Repeat each line of the material exactly.
---- Record extracts
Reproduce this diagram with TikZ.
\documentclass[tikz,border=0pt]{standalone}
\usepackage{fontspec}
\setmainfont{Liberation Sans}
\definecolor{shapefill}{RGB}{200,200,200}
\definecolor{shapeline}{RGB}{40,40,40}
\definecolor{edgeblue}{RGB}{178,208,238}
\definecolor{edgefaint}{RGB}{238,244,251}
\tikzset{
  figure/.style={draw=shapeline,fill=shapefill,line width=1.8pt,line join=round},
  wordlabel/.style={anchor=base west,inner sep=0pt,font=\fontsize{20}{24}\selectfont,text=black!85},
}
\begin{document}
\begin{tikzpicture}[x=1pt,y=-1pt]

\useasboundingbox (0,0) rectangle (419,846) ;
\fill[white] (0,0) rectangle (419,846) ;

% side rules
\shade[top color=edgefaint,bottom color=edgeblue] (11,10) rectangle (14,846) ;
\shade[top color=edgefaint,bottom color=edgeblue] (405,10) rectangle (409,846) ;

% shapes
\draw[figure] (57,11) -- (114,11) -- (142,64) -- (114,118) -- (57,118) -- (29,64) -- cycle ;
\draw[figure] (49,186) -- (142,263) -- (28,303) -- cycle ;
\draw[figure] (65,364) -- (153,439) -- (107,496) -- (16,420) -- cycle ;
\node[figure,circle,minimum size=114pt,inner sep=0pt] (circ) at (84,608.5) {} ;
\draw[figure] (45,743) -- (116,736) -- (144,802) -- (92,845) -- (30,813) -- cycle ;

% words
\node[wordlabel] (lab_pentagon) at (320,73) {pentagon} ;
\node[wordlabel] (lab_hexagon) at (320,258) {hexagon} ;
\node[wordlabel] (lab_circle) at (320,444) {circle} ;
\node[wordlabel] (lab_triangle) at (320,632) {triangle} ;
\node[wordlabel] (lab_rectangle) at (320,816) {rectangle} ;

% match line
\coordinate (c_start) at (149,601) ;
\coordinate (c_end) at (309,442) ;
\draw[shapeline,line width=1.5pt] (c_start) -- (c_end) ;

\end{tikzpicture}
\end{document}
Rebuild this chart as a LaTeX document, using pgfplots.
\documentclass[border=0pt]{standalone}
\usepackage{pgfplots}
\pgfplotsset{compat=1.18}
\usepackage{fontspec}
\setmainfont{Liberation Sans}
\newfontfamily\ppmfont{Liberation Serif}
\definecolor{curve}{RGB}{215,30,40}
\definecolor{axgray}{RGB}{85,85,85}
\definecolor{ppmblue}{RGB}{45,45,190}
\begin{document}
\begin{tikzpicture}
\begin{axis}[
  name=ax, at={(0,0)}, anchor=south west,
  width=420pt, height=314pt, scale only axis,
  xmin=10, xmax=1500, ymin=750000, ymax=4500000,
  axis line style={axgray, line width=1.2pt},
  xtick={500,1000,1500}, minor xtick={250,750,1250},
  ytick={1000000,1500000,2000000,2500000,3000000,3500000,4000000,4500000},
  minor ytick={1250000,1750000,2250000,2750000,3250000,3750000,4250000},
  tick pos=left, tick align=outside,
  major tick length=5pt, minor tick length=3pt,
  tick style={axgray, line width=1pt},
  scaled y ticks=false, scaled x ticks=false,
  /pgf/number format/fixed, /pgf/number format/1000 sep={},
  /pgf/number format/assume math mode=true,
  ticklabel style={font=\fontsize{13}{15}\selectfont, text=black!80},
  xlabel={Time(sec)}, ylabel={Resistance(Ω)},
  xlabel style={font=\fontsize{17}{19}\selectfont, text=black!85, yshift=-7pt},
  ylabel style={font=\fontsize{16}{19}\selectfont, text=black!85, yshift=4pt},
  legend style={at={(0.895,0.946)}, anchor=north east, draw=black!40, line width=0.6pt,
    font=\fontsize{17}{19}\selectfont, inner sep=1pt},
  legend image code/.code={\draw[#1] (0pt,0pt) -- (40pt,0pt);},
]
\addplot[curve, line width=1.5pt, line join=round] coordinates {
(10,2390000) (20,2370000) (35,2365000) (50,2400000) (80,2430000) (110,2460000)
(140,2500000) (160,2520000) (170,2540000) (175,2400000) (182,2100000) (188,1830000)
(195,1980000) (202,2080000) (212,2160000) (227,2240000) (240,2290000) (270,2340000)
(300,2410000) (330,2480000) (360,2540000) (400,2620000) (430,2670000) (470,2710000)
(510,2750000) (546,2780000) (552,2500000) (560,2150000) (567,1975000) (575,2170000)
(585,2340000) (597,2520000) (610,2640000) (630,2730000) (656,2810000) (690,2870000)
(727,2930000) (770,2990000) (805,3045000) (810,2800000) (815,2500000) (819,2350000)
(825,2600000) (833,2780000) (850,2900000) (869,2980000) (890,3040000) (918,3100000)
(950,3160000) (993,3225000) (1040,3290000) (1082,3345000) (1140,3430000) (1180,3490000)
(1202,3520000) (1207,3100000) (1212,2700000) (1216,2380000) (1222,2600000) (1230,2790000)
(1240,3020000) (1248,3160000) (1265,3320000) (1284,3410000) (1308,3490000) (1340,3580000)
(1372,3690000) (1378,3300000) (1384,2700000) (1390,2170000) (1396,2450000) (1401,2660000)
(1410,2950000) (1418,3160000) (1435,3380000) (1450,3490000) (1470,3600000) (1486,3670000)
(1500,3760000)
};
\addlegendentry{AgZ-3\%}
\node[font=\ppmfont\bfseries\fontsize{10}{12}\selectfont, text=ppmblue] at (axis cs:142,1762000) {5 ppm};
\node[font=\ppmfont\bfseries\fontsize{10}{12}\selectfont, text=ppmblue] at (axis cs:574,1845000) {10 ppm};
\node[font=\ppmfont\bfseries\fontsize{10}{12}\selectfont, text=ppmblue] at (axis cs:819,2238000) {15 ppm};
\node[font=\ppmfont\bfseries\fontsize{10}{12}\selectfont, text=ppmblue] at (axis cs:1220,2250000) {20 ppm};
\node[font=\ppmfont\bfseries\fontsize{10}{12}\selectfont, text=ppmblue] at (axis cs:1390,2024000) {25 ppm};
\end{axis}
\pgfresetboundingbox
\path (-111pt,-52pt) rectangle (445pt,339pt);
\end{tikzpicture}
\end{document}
--------
## Complete response
Reproduce this diagram with TikZ.
\documentclass[tikz,border=0pt]{standalone}
\usepackage{fontspec}
\setmainfont{Liberation Sans}
\definecolor{shapefill}{RGB}{200,200,200}
\definecolor{shapeline}{RGB}{40,40,40}
\definecolor{edgeblue}{RGB}{178,208,238}
\definecolor{edgefaint}{RGB}{238,244,251}
\tikzset{
  figure/.style={draw=shapeline,fill=shapefill,line width=1.8pt,line join=round},
  wordlabel/.style={anchor=base west,inner sep=0pt,font=\fontsize{20}{24}\selectfont,text=black!85},
}
\begin{document}
\begin{tikzpicture}[x=1pt,y=-1pt]

\useasboundingbox (0,0) rectangle (419,846) ;
\fill[white] (0,0) rectangle (419,846) ;

% side rules
\shade[top color=edgefaint,bottom color=edgeblue] (11,10) rectangle (14,846) ;
\shade[top color=edgefaint,bottom color=edgeblue] (405,10) rectangle (409,846) ;

% shapes
\draw[figure] (57,11) -- (114,11) -- (142,64) -- (114,118) -- (57,118) -- (29,64) -- cycle ;
\draw[figure] (49,186) -- (142,263) -- (28,303) -- cycle ;
\draw[figure] (65,364) -- (153,439) -- (107,496) -- (16,420) -- cycle ;
\node[figure,circle,minimum size=114pt,inner sep=0pt] (circ) at (84,608.5) {} ;
\draw[figure] (45,743) -- (116,736) -- (144,802) -- (92,845) -- (30,813) -- cycle ;

% words
\node[wordlabel] (lab_pentagon) at (320,73) {pentagon} ;
\node[wordlabel] (lab_hexagon) at (320,258) {hexagon} ;
\node[wordlabel] (lab_circle) at (320,444) {circle} ;
\node[wordlabel] (lab_triangle) at (320,632) {triangle} ;
\node[wordlabel] (lab_rectangle) at (320,816) {rectangle} ;

% match line
\coordinate (c_start) at (149,601) ;
\coordinate (c_end) at (309,442) ;
\draw[shapeline,line width=1.5pt] (c_start) -- (c_end) ;

\end{tikzpicture}
\end{document}
Rebuild this chart as a LaTeX document, using pgfplots.
\documentclass[border=0pt]{standalone}
\usepackage{pgfplots}
\pgfplotsset{compat=1.18}
\usepackage{fontspec}
\setmainfont{Liberation Sans}
\newfontfamily\ppmfont{Liberation Serif}
\definecolor{curve}{RGB}{215,30,40}
\definecolor{axgray}{RGB}{85,85,85}
\definecolor{ppmblue}{RGB}{45,45,190}
\begin{document}
\begin{tikzpicture}
\begin{axis}[
  name=ax, at={(0,0)}, anchor=south west,
  width=420pt, height=314pt, scale only axis,
  xmin=10, xmax=1500, ymin=750000, ymax=4500000,
  axis line style={axgray, line width=1.2pt},
  xtick={500,1000,1500}, minor xtick={250,750,1250},
  ytick={1000000,1500000,2000000,2500000,3000000,3500000,4000000,4500000},
  minor ytick={1250000,1750000,2250000,2750000,3250000,3750000,4250000},
  tick pos=left, tick align=outside,
  major tick length=5pt, minor tick length=3pt,
  tick style={axgray, line width=1pt},
  scaled y ticks=false, scaled x ticks=false,
  /pgf/number format/fixed, /pgf/number format/1000 sep={},
  /pgf/number format/assume math mode=true,
  ticklabel style={font=\fontsize{13}{15}\selectfont, text=black!80},
  xlabel={Time(sec)}, ylabel={Resistance(Ω)},
  xlabel style={font=\fontsize{17}{19}\selectfont, text=black!85, yshift=-7pt},
  ylabel style={font=\fontsize{16}{19}\selectfont, text=black!85, yshift=4pt},
  legend style={at={(0.895,0.946)}, anchor=north east, draw=black!40, line width=0.6pt,
    font=\fontsize{17}{19}\selectfont, inner sep=1pt},
  legend image code/.code={\draw[#1] (0pt,0pt) -- (40pt,0pt);},
]
\addplot[curve, line width=1.5pt, line join=round] coordinates {
(10,2390000) (20,2370000) (35,2365000) (50,2400000) (80,2430000) (110,2460000)
(140,2500000) (160,2520000) (170,2540000) (175,2400000) (182,2100000) (188,1830000)
(195,1980000) (202,2080000) (212,2160000) (227,2240000) (240,2290000) (270,2340000)
(300,2410000) (330,2480000) (360,2540000) (400,2620000) (430,2670000) (470,2710000)
(510,2750000) (546,2780000) (552,2500000) (560,2150000) (567,1975000) (575,2170000)
(585,2340000) (597,2520000) (610,2640000) (630,2730000) (656,2810000) (690,2870000)
(727,2930000) (770,2990000) (805,3045000) (810,2800000) (815,2500000) (819,2350000)
(825,2600000) (833,2780000) (850,2900000) (869,2980000) (890,3040000) (918,3100000)
(950,3160000) (993,3225000) (1040,3290000) (1082,3345000) (1140,3430000) (1180,3490000)
(1202,3520000) (1207,3100000) (1212,2700000) (1216,2380000) (1222,2600000) (1230,2790000)
(1240,3020000) (1248,3160000) (1265,3320000) (1284,3410000) (1308,3490000) (1340,3580000)
(1372,3690000) (1378,3300000) (1384,2700000) (1390,2170000) (1396,2450000) (1401,2660000)
(1410,2950000) (1418,3160000) (1435,3380000) (1450,3490000) (1470,3600000) (1486,3670000)
(1500,3760000)
};
\addlegendentry{AgZ-3\%}
\node[font=\ppmfont\bfseries\fontsize{10}{12}\selectfont, text=ppmblue] at (axis cs:142,1762000) {5 ppm};
\node[font=\ppmfont\bfseries\fontsize{10}{12}\selectfont, text=ppmblue] at (axis cs:574,1845000) {10 ppm};
\node[font=\ppmfont\bfseries\fontsize{10}{12}\selectfont, text=ppmblue] at (axis cs:819,2238000) {15 ppm};
\node[font=\ppmfont\bfseries\fontsize{10}{12}\selectfont, text=ppmblue] at (axis cs:1220,2250000) {20 ppm};
\node[font=\ppmfont\bfseries\fontsize{10}{12}\selectfont, text=ppmblue] at (axis cs:1390,2024000) {25 ppm};
\end{axis}
\pgfresetboundingbox
\path (-111pt,-52pt) rectangle (445pt,339pt);
\end{tikzpicture}
\end{document}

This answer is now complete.